ABC News: Reid Pressured Officials To Fast-Track Investor Visas

AP Photo-/J. Scott Applewhite
AP Photo/J. Scott Applewhite

An ABC News report accuses the leader of the Democrats in the Senate of pressing immigration officials to fast-track investor visas.

Sen. Harry Reid (D-NV) makes an appearance in ABC News’ lengthy report Tuesday highlighting whistleblower charges that immigration officials ignored possible warnings signs in order to shepherd wealthy foreigners into the United States through the EB-5 visa program.

According to the report, Reid and his staff pressed officials to move more quickly on visas for investors on the SLS Hotel project in Las Vegas.

Whistleblowers, however, expressed concerns to ABC News that the political pressure “has led officials to grant visas to applicants who had significant red flags in their backgrounds.”

When the SLS Hotel chain sought to fund construction of a hotel on the Las Vegas strip using foreign investors, Reid and his aides urged immigration officials to speed up their review of the visa applicants, internal emails show. Each visa applicant approval meant another $500,000 could flow into the construction budget, and the developers were anticipating as much as $200 million from foreign investors.

The report further revealed that Reid personally requested that the then-chief of US Citizenship and Immigration Services, Alejandro Mayorkas look into the matter, as there were concerns that if the investors did not receive visas the project’s top investor JP Morgan Chase, would abandon the project.

Shortly after the agency reversed course and sped up the processing of SLS Hotel investor applications, a career immigration official wrote in a Feb. 3, 2013 email that the decision had been “shoved down our throats” after Mayorkas and his senior advisor had “refused to listen to any operational concerns about expedites, including fraud and national security.”

ABC News obtained copies of background reports prepared by government fraud detection specialists about several of the SLS Hotel investors. The investigators raised questions about those applicants’ background –- most of them Chinese applicants who could not sufficiently document the source of their $500,000 investment. Applicants must present proof the money is not the product of illegal activity, or funneled to them by a government entity to help get a spy into the U.S.

In one case, a fraud investigator found bank documents “with eraser marks” and touched up with whiteout. In another, employer information the investor produced proved to be false. In a particularly glaring case, investigators found an applicant who had previously been refused entry into the U.S., and who submitted his application “with forged and fraudulent documents.”
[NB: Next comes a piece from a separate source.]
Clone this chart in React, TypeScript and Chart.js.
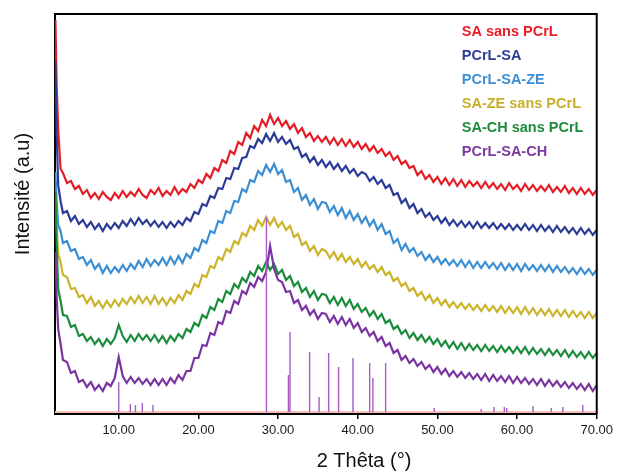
import React, { useEffect, useRef } from "react";
import { Chart, registerables } from "chart.js";

Chart.register(...registerables);

const FONT = "'Liberation Sans', Arial, Helvetica, sans-serif";

const X_TICKS = [10, 20, 30, 40, 50, 60, 70];
const X_TITLE = "2 Thêta (°)";
const Y_TITLE = "Intensité (a.u)";

const SERIES_NAMES = [
  "SA sans PCrL",
  "PCrL-SA",
  "PCrL-SA-ZE",
  "SA-ZE sans PCrL",
  "SA-CH sans PCrL",
  "PCrL-SA-CH",
];
const SERIES_COLORS = ["#e41e26", "#2c3b97", "#3a8fd4", "#cbb42b", "#1b8c3c", "#7a34a2"];
const LEGEND_COLORS = ["#ec1c24", "#2e3d98", "#3c8fd6", "#c9ae2a", "#1f8b3a", "#7b3a9f"];

const THETA = [
  2.05, 2.2, 2.4, 2.7, 3, 3.5, 4, 4.5, 5, 5.5,
  6, 6.5, 7, 7.5, 8, 8.5, 9, 9.5, 10, 10.5,
  11, 11.5, 12, 12.5, 13, 13.5, 14, 14.5, 15, 15.5,
  16, 16.5, 17, 17.5, 18, 18.5, 19, 19.5, 20, 20.5,
  21, 21.5, 22, 22.5, 23, 23.5, 24, 24.5, 25, 25.5,
  26, 26.5, 27, 27.5, 28, 28.5, 29, 29.5, 30, 30.5,
  31, 31.5, 32, 32.5, 33, 33.5, 34, 34.5, 35, 35.5,
  36, 36.5, 37, 37.5, 38, 38.5, 39, 39.5, 40, 40.5,
  41, 41.5, 42, 42.5, 43, 43.5, 44, 44.5, 45, 45.5,
  46, 46.5, 47, 47.5, 48, 48.5, 49, 49.5, 50, 50.5,
  51, 51.5, 52, 52.5, 53, 53.5, 54, 54.5, 55, 55.5,
  56, 56.5, 57, 57.5, 58, 58.5, 59, 59.5, 60, 60.5,
  61, 61.5, 62, 62.5, 63, 63.5, 64, 64.5, 65, 65.5,
  66, 66.5, 67, 67.5, 68, 68.5, 69, 69.5, 70,
];

const SA_SANS_PCRL = [
  392, 328, 283, 243, 239, 229, 231, 223, 226, 218,
  222, 214, 219, 213, 220, 215, 212, 219, 214, 221,
  215, 220, 216, 223, 217, 214, 222, 218, 224, 216,
  221, 217, 225, 218, 223, 220, 228, 224, 232, 229,
  238, 234, 244, 241, 252, 249, 261, 258, 270, 267,
  279, 274, 286, 281, 292, 286, 297, 288, 294, 286,
  291, 283, 288, 279, 284, 275, 279, 271, 276, 270,
  275, 268, 274, 267, 273, 266, 272, 265, 270, 263,
  268, 261, 266, 259, 263, 256, 260, 252, 256, 248,
  251, 244, 246, 237, 241, 233, 237, 230, 235, 228,
  234, 227, 233, 226, 232, 225, 231, 226, 230, 224,
  230, 224, 229, 223, 228, 222, 229, 223, 227, 221,
  228, 222, 227, 221, 226, 221, 227, 220, 225, 220,
  226, 219, 224, 218, 224, 218, 223, 217, 222,
];

const PCRL_SA = [
  350, 282, 227, 211, 199, 201, 191, 196, 188, 192,
  185, 190, 183, 188, 181, 188, 183, 189, 184, 191,
  186, 193, 187, 194, 188, 192, 186, 191, 185, 190,
  184, 190, 185, 191, 187, 194, 191, 200, 198, 208,
  206, 216, 214, 224, 223, 234, 233, 244, 243, 254,
  255, 266, 264, 273, 269, 278, 271, 279, 270, 275,
  268, 272, 263, 265, 255, 258, 250, 255, 247, 252,
  245, 250, 243, 248, 241, 246, 239, 243, 236, 240,
  238, 231, 235, 228, 232, 224, 227, 217, 219, 209,
  213, 204, 208, 199, 203, 195, 199, 192, 196, 189,
  194, 187, 192, 186, 191, 185, 190, 184, 190, 184,
  189, 184, 189, 183, 188, 183, 188, 182, 187, 182,
  188, 182, 187, 181, 187, 181, 186, 180, 186, 180,
  185, 179, 184, 178, 184, 178, 183, 177, 182,
];

const PCRL_SA_ZE = [
  240, 212, 187, 181, 169, 171, 161, 163, 153, 155,
  147, 152, 143, 148, 139, 146, 139, 145, 140, 147,
  141, 148, 143, 151, 145, 153, 146, 152, 147, 154,
  147, 155, 148, 156, 149, 158, 154, 164, 161, 172,
  169, 181, 179, 191, 189, 201, 199, 211, 210, 223,
  220, 232, 230, 241, 237, 247, 240, 248, 238, 242,
  230, 232, 220, 224, 212, 217, 207, 213, 203, 210,
  209, 200, 206, 197, 204, 194, 201, 192, 198, 189,
  195, 186, 192, 182, 188, 178, 181, 169, 173, 162,
  168, 160, 164, 156, 160, 152, 157, 150, 155, 148,
  153, 147, 152, 146, 152, 145, 151, 144, 150, 144,
  150, 144, 149, 143, 149, 142, 148, 142, 148, 141,
  148, 142, 147, 141, 147, 141, 147, 140, 146, 140,
  145, 139, 144, 138, 144, 138, 143, 137, 142,
];

const SA_ZE_SANS_PCRL = [
  215, 187, 158, 150, 137, 135, 123, 124, 115, 117,
  109, 115, 106, 111, 104, 111, 105, 112, 106, 113,
  108, 115, 109, 116, 109, 115, 108, 116, 108, 114,
  107, 114, 109, 117, 112, 121, 118, 128, 125, 137,
  135, 146, 144, 155, 152, 163, 160, 171, 168, 179,
  176, 186, 182, 192, 186, 195, 187, 194, 185, 190,
  182, 186, 175, 178, 167, 170, 161, 166, 157, 163,
  161, 154, 160, 152, 158, 150, 155, 148, 153, 145,
  150, 143, 147, 140, 145, 137, 140, 131, 134, 126,
  129, 121, 124, 116, 120, 112, 117, 109, 114, 107,
  112, 105, 110, 104, 109, 103, 108, 102, 107, 101,
  107, 101, 106, 100, 106, 99, 105, 99, 105, 98,
  105, 98, 104, 97, 103, 97, 103, 96, 102, 96,
  102, 95, 101, 95, 100, 94, 100, 94, 99,
];

const SA_CH_SANS_PCRL = [
  220, 172, 123, 111, 97, 96, 85, 87, 76, 78,
  71, 75, 68, 73, 66, 73, 68, 74, 87, 76,
  70, 77, 71, 78, 72, 77, 71, 77, 70, 76,
  69, 76, 71, 78, 74, 83, 80, 89, 86, 97,
  94, 105, 102, 113, 110, 121, 118, 128, 124, 134,
  130, 140, 136, 146, 141, 150, 142, 148, 138, 142,
  132, 136, 126, 130, 120, 124, 115, 121, 112, 118,
  117, 109, 115, 107, 114, 106, 112, 103, 108, 100,
  104, 96, 101, 93, 98, 89, 92, 83, 86, 78,
  82, 74, 79, 72, 77, 70, 75, 68, 73, 66,
  71, 64, 70, 63, 69, 62, 68, 62, 67, 61,
  67, 61, 66, 60, 66, 60, 65, 59, 65, 59,
  65, 58, 64, 58, 63, 57, 63, 57, 62, 56,
  62, 55, 61, 55, 60, 54, 60, 54, 59,
];

const PCRL_SA_CH = [
  160, 117, 83, 68, 52, 50, 39, 41, 30, 32,
  25, 30, 22, 27, 21, 29, 26, 34, 55, 36,
  29, 35, 29, 34, 28, 33, 27, 33, 27, 33,
  27, 34, 29, 37, 32, 41, 41, 54, 54, 67,
  66, 79, 77, 90, 88, 101, 99, 111, 108, 121,
  118, 129, 125, 135, 131, 140, 166, 143, 132, 130,
  120, 121, 109, 112, 102, 106, 97, 102, 93, 99,
  98, 90, 96, 88, 95, 87, 93, 84, 89, 80,
  84, 76, 80, 71, 75, 66, 69, 59, 62, 52,
  56, 49, 53, 46, 50, 43, 47, 40, 45, 38,
  43, 36, 41, 35, 40, 34, 39, 33, 38, 32,
  38, 31, 37, 31, 36, 30, 36, 29, 35, 29,
  34, 28, 33, 27, 33, 26, 32, 26, 31, 25,
  30, 24, 29, 23, 28, 22, 28, 21, 27,
];

const SERIES = [SA_SANS_PCRL, PCRL_SA, PCRL_SA_ZE, SA_ZE_SANS_PCRL, SA_CH_SANS_PCRL, PCRL_SA_CH];

// Reference pattern sticks (position in 2θ, relative height)
const STICK_POS = [10.0, 11.46, 12.1, 12.96, 14.3, 28.54, 31.3, 31.5, 33.96, 35.15, 36.35, 37.6, 39.4, 41.5, 41.9, 43.5, 49.6, 55.5, 57.1, 58.4, 58.7, 62.0, 64.3, 65.75, 68.25];
const STICK_H = [30, 8, 7, 9, 7, 195, 37, 80, 60, 15, 59, 45, 54, 49, 34, 49, 4, 3, 5, 5, 4, 6, 4, 5, 7];

const X_MIN = 2;
const X_MAX = 70;
const Y_MIN = -2;
const Y_MAX = 398;

const framePlugin = {
  id: "frameAndText",
  afterDraw(chart: any) {
    const { ctx, chartArea } = chart;
    const { left, right, top, bottom } = chartArea;
    ctx.save();
    ctx.strokeStyle = "#000";
    ctx.lineWidth = 2;
    ctx.beginPath();
    ctx.moveTo(left, top);
    ctx.lineTo(right, top);
    ctx.lineTo(right, bottom);
    ctx.stroke();

    ctx.font = `bold 14.5px ${FONT}`;
    ctx.textBaseline = "middle";
    ctx.textAlign = "left";
    SERIES_NAMES.forEach((name, i) => {
      ctx.fillStyle = LEGEND_COLORS[i];
      ctx.fillText(name, right - 135, top + 18 + i * 24);
    });

    ctx.fillStyle = "#111";
    ctx.font = `20px ${FONT}`;
    ctx.textAlign = "center";
    ctx.textBaseline = "alphabetic";
    ctx.fillText(X_TITLE, 364, 467);
    ctx.translate(28.5, 194);
    ctx.rotate(-Math.PI / 2);
    ctx.fillText(Y_TITLE, 0, 0);
    ctx.restore();
  },
};

export default function App() {
  const ref = useRef<HTMLCanvasElement | null>(null);

  useEffect(() => {
    if (!ref.current) return;
    const seriesSets = SERIES.map((ys, k) => ({
      label: SERIES_NAMES[k],
      data: THETA.map((x, i) => ({ x, y: ys[i] })),
      borderColor: SERIES_COLORS[k],
      backgroundColor: SERIES_COLORS[k],
      borderWidth: 2.2,
      pointRadius: 0,
      showLine: true,
      fill: false,
      order: 6 - k,
    }));
    const sticks = {
      label: "ref",
      data: STICK_POS.flatMap((x, i) => [
        { x, y: 0 },
        { x, y: STICK_H[i] },
        { x, y: null as any },
      ]),
      borderColor: "#a95cc6",
      borderWidth: 1.4,
      pointRadius: 0,
      showLine: true,
      spanGaps: false,
      fill: false,
      order: 0,
    };
    const baseline = {
      label: "base",
      data: [
        { x: X_MIN, y: 0 },
        { x: X_MAX, y: 0 },
      ],
      borderColor: "#f7bfb4",
      borderWidth: 2,
      pointRadius: 0,
      showLine: true,
      fill: false,
      order: 8,
    };

    const chart = new Chart(ref.current, {
      type: "scatter",
      data: { datasets: [baseline, ...seriesSets, sticks] as any },
      plugins: [framePlugin],
      options: {
        animation: false,
        responsive: true,
        maintainAspectRatio: false,
        layout: { padding: { top: 14, right: 18, left: 0, bottom: 0 } },
        plugins: { legend: { display: false }, tooltip: { enabled: false } },
        elements: { line: { tension: 0 } },
        scales: {
          x: {
            type: "linear",
            min: X_MIN,
            max: X_MAX,
            afterBuildTicks: (s: any) => {
              s.ticks = X_TICKS.map((v) => ({ value: v }));
            },
            afterFit: (s: any) => {
              s.height = 57;
            },
            ticks: {
              callback: (v: any) => Number(v).toFixed(2),
              font: { size: 13, family: FONT },
              color: "#1a1a1a",
              maxRotation: 0,
              autoSkip: false,
              padding: 4,
            },
            grid: {
              display: true,
              drawOnChartArea: false,
              drawTicks: true,
              tickLength: 5,
              color: "#000",
              lineWidth: 1.5,
            },
            border: { display: true, color: "#000", width: 2 },
          },
          y: {
            type: "linear",
            min: Y_MIN,
            max: Y_MAX,
            afterFit: (s: any) => {
              s.width = 55;
            },
            ticks: { display: false },
            grid: { display: false, drawTicks: false },
            border: { display: true, color: "#000", width: 2 },
          },
        },
      } as any,
    });
    return () => chart.destroy();
  }, []);

  return (
    <div style={{ position: "absolute", left: 0, top: 0, width: 617, height: 471, background: "#fff" }}>
      <canvas ref={ref} />
    </div>
  );
}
“It is suspected that entry into the U.S. was to knowingly enter into a marriage fraud scheme,” the report states. The determination of this review: “Fraud found.”

Subsequent records from the applicant processing system, obtained by ABC News, show that an “intent to deny” notice was sent to the investor in February of 2014. But the decision was reversed in May. On May 27, the applicant’s visa was approved.

Other concerns, according to the report, included an applicant and potential SLS project investor suspected of money laundering and whose wife was believed to be receiving money from child pornography websites. While he had been denied visas twice before he was approved in January.

Ron Klasko, one of nation’s top EB-5/immigration lawyers, represents SLS Las Vegas and helped handle the visa applications for the hotel project. He said in an interview that no applicant can be rejected based on rumors or suspicions. There must be “either a conviction or a reason to believe that he’s engaged in criminal activity,” he said. He said that every SLS Hotel investor was subjected to layers of scrutiny before even being submitted for consideration by immigration officials.

“There were some investors where I reviewed it and we were not comfortable,” Klasko told ABC News. Even before the applications came to him, he said an agent working in the investor’s home country went through “a two to three month process to document how the investor gets his money… No one wants to be in the business of refunding the money.”

Klasko said that not all the applications were approved without questions. “In some there was a request for evidence. It came back to us. But as far as I know, [eventually] 100 percent of the investors were approved,” he said.

The SLS Hotel project opened to great fanfare last year, with an enormous fireworks display over the city meant to celebrate this sign of economic rebirth. Today, it is heralded as one of the EB-5 program’s most notable achievements, including by Senator Reid.

“Senator Reid is proud to have successfully fought for a project that creates 8,600 Nevada jobs,” Reid’s spokesman wrote in an email responding to questions from ABC News. Reid’s statement notes that his office advocated for the project to receive immediate attention, and nothing more. “It is worth noting that Senator Reid can’t affect the ultimate outcome of these petitions,” he said. “Expediting the review of petitions has no bearing on whether they are adjudicated favorably or not. It just moves petitions to the front of the line.”